Robbie Postma (chef) and Robert Harrison (photographer) team-up to show visual elements of traditional foods down to its raw elements
Never has a story of food been depicted so dark and so raw but the thing that sticks out the most is how it is being showed and its by having the food story being displayed on a face.
And this “food story” is called MENU. Like a cutting edge take on Renaissance artist Giuseppe Arcimboldo’s work, MENU is what happens when food meets photography on the dark side.
Robbie Postma (chef) and Robert Harrison (photographer) take the viewer back to the origin of a menu.

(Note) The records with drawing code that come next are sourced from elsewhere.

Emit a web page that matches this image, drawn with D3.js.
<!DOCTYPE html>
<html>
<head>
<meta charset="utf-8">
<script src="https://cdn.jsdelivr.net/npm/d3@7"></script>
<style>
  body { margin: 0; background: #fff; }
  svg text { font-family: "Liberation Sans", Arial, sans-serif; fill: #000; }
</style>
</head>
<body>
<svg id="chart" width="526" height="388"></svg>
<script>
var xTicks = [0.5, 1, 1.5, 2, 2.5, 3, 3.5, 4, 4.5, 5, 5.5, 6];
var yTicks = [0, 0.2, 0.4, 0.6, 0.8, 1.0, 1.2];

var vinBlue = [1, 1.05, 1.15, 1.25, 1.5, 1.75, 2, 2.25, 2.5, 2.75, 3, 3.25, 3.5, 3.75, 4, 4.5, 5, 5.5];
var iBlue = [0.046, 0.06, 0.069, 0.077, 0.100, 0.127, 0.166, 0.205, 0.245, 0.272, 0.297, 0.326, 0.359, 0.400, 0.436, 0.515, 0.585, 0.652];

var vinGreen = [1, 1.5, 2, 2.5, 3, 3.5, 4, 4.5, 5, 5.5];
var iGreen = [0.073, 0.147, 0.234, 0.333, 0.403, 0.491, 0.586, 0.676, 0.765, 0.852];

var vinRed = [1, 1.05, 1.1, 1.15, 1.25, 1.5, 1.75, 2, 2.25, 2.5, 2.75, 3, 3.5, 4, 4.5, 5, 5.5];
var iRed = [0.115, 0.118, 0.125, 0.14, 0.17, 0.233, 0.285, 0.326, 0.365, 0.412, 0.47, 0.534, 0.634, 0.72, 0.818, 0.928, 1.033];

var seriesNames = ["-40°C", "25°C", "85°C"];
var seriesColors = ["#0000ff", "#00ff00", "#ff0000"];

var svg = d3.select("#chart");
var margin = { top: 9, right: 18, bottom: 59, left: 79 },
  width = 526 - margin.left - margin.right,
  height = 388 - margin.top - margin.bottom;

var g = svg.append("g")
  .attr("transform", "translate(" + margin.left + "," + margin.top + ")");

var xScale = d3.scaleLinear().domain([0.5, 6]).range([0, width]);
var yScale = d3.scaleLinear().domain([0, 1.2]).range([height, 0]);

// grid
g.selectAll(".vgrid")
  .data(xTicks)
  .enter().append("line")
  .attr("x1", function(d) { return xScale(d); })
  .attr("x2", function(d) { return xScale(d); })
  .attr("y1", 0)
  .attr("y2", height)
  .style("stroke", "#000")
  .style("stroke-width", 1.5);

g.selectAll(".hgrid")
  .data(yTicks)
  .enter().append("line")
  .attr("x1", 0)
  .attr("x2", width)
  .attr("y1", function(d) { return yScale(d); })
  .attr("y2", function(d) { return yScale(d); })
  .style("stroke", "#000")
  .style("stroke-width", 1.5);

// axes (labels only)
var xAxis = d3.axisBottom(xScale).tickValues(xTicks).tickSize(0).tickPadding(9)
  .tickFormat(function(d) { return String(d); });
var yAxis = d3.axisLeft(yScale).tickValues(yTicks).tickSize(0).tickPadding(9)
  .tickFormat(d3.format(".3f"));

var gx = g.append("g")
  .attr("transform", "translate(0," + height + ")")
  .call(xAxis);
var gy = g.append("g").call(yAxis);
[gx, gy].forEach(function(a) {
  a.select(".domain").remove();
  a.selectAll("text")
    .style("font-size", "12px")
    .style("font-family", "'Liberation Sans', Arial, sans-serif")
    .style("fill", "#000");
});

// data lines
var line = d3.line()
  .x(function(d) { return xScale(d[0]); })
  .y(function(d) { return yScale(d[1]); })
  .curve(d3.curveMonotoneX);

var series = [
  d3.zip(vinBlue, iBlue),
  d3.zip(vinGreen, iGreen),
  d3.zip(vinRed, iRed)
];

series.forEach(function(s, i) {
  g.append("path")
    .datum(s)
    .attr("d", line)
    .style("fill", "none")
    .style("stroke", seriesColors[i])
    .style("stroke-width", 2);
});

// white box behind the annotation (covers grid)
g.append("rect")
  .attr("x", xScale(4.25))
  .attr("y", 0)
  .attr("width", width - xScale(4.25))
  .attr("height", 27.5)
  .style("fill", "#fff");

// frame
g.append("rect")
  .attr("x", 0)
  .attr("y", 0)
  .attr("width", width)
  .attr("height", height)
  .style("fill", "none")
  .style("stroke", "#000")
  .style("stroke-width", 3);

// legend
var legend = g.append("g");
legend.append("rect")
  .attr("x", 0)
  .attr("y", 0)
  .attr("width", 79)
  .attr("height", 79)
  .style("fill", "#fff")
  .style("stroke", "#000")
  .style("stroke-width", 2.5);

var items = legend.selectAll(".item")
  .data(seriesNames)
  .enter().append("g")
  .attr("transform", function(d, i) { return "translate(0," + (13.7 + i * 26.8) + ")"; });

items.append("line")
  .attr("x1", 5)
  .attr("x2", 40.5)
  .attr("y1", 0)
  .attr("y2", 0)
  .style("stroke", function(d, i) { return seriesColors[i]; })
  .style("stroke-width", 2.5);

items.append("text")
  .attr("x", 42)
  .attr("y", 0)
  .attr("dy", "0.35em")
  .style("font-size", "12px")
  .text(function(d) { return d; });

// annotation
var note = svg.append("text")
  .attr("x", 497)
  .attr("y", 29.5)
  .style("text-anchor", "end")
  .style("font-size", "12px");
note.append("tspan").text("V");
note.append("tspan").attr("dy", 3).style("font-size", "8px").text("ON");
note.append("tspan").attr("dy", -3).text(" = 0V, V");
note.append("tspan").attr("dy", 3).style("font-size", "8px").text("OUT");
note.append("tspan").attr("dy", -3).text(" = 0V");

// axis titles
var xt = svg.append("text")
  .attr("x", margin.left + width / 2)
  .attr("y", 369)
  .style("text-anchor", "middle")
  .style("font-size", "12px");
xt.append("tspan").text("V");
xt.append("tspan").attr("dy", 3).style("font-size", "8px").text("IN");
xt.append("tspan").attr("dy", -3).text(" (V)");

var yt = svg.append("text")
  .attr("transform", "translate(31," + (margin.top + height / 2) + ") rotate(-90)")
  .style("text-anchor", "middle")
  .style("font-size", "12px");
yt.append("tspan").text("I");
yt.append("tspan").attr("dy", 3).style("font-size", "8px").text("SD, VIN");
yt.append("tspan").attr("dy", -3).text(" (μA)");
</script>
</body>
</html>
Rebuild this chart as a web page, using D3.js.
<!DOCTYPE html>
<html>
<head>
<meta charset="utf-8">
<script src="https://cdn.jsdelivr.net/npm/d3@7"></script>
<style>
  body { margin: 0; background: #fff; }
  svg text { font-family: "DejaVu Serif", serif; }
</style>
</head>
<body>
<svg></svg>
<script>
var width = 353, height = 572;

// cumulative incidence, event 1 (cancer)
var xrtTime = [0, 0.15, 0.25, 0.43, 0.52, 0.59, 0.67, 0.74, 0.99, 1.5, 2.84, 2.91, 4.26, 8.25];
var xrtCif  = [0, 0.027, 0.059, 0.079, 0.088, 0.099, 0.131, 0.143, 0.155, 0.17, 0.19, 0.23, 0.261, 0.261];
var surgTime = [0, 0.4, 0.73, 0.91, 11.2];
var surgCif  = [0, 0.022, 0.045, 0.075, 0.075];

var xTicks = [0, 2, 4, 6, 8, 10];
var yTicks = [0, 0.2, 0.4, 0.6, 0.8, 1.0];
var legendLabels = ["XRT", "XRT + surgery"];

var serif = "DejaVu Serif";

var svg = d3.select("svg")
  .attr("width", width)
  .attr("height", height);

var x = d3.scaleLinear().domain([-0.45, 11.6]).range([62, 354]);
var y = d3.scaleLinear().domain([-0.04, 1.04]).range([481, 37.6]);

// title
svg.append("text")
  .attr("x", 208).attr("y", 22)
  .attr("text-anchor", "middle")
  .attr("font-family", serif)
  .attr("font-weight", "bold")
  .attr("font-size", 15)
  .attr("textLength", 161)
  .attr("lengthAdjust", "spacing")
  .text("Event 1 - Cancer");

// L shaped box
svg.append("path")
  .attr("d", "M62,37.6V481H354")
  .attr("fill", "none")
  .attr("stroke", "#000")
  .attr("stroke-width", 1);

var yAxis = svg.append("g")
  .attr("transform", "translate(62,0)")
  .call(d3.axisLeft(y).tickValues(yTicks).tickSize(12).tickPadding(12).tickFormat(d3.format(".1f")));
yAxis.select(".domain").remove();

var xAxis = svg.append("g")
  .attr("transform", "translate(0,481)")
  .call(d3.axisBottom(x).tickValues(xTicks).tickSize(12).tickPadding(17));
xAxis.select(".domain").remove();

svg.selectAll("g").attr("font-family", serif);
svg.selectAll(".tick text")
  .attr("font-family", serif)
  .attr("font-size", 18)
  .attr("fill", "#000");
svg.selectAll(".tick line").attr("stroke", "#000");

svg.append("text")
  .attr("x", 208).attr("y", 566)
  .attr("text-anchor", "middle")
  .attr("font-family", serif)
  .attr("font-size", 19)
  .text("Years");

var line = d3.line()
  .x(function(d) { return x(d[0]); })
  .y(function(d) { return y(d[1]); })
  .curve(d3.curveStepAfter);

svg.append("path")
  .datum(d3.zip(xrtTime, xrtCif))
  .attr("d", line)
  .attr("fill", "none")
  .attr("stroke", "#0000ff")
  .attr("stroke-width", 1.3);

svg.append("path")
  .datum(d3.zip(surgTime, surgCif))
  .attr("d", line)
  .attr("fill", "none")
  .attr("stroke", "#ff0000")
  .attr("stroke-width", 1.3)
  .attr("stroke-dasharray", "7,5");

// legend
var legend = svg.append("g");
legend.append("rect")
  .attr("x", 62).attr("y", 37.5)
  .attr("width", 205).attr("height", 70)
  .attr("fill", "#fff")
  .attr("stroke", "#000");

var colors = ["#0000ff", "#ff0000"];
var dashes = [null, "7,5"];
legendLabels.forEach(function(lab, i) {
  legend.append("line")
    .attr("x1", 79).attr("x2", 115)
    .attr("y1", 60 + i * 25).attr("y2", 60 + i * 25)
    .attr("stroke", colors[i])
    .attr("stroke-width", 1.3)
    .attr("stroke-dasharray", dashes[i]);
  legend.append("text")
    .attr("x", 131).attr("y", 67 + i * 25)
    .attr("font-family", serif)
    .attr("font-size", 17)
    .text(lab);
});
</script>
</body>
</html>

Through visual imagination and culinary flair, they evoke every step of a fine dining experience, but rather than focusing of the final, finessed dishes, MENU makes the raw, unprocessed ingredients the heroes. Served on the closest place you can get to a chef’s mind: on his face.
“A good menu is a story with its own narrative arc. That’s what we’ve tried to recreate in this project: we deconstructed a traditional menu into all its separate elements and ingredients and reconstructed it in a disruptive way – using my own face as the canvas to present our very own ‘MENU’,” said Postma. “This project in its essence is about the quest for perfection and represents the importance of taking enormous amount of time and attention to create something beautiful.”
When creating these images, Postma and Harrison stuck to the same principles and values a chef would when creating a menu: paying a lot of attention to the details, the composition, the preparation and of course the ingredients. From cutlery to coffee bean, every component is painstakingly prepared to produce the ultimate effect. And every grain of rice was added by hand, without the aid of digital manipulation. MENU is hand crafted. Just like the best food.
“The devil is on the detail and that’s something we really took to heart when shooting the photography. Each single ingredient was painstakingly hand-placed onto the face, resulting in literally hours of preparation for each shot,” said Harrison. “For us it was important to work in a very organic way, shoot everything in camera and use no digital manipulation at all. This attention to detail and technique, combined with the unexpected scenarios – I guess some would say downright disturbing images – is what has this such a compelling project to work on.”
The whole project took a year to complete from start to finish and each image is the result of a lengthy process of research, testing of materials, preparation, art direction, planning and of course experimenting – most shots taking sometimes up to nine hours to prepare.